Right at the beginning I said that people often think of fairies as little flower-y creatures at the bottom of the garden. In the Winx, some of the traditional elements of fairies have been preserved – a love of nature, magical powers, and the notion of being helpful as well as devious. But these are mixed with new, more modern traits. The Winx are stylish, technology-savvy and interested in socialising as well as magic and nature. The fact that the Winx also resemble humans until they transform makes them more akin to ‘real’ girls, and therefore easier for viewers to relate to. They makes fairies cool and identifiable. The idea that you can be who you are but also something other, something more (like a fairy!) is a belief close to many children’s hearts. Winx Club gives them that hope, sparks off that imagination, and provides them with that much-needed escape from everyday life.

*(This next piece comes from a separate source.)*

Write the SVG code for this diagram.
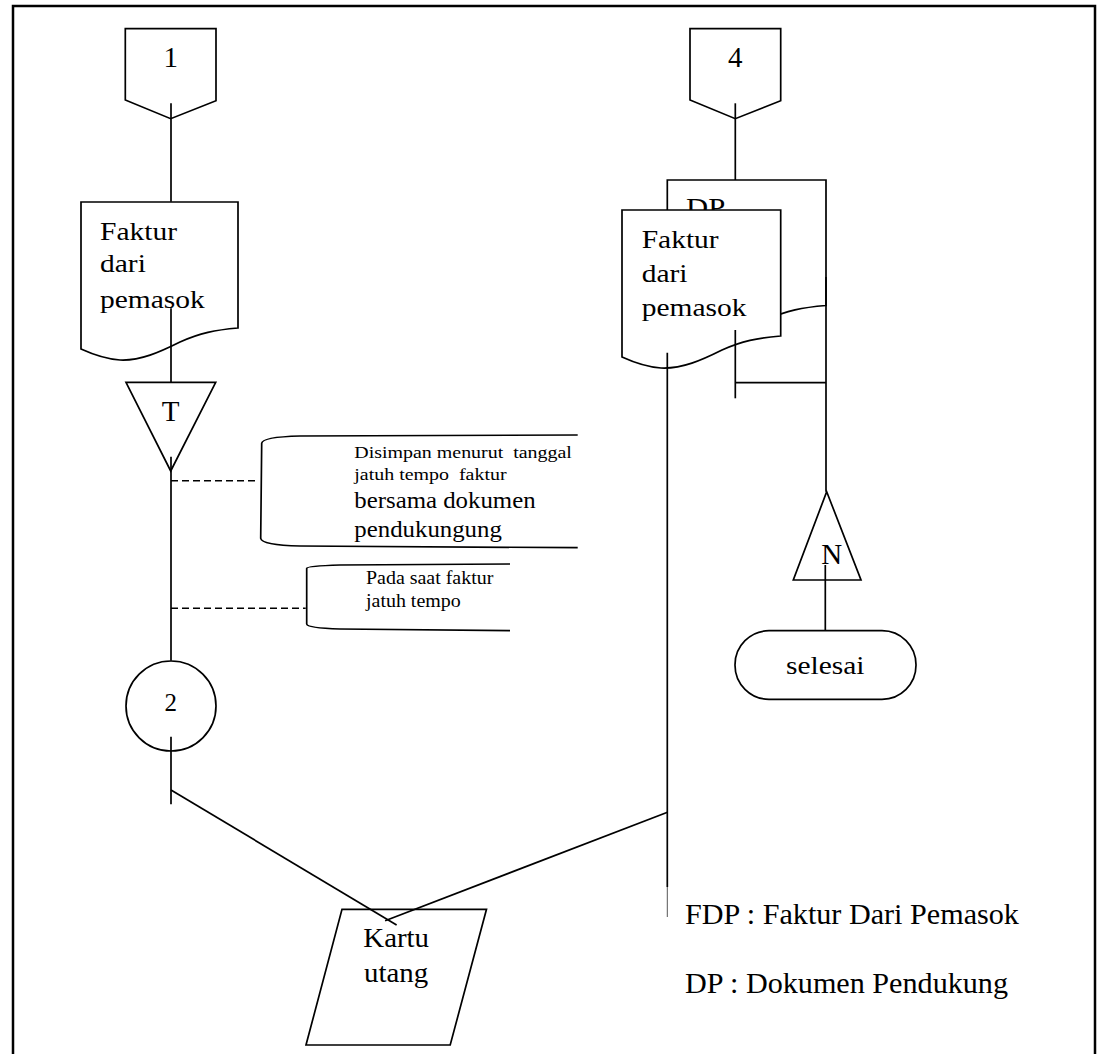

Witches also get the transformation treatment. In traditional fairy tales, the prevalent image of a witch is an old, malicious Baba Yaga-type figure or the kind with a pointy hat, riding a broomstick with a pet cat. Witches in Winx Club are young and stylish, just like the fairies, subverting the fairy tale stereotype. Although, Winx Club witches are also easily led and predictable, unlike the cunning ones in fairy tales. The brains belong to the Winx and the Specialists who are always one step ahead, implying that evil equates to ignorance.
The Winx live in a place different to our reality, but at the heart of it they’re real girls. They have flaws and fears, just like we all do, but they accept each other in spite of those and get on with their lives. Watching Winx Club just makes you feel like smiling, either because of how cheesy it is or because the feel-good factor is unmistakable. It shows girls they can be pretty and princess-y, but also independent and ambitious. There isn’t anything the Winx believe they cannot do, and I’m sure we could all benefit from thinking like that – young people especially. The world is a difficult place, and we need all the courage and positivity we can gather.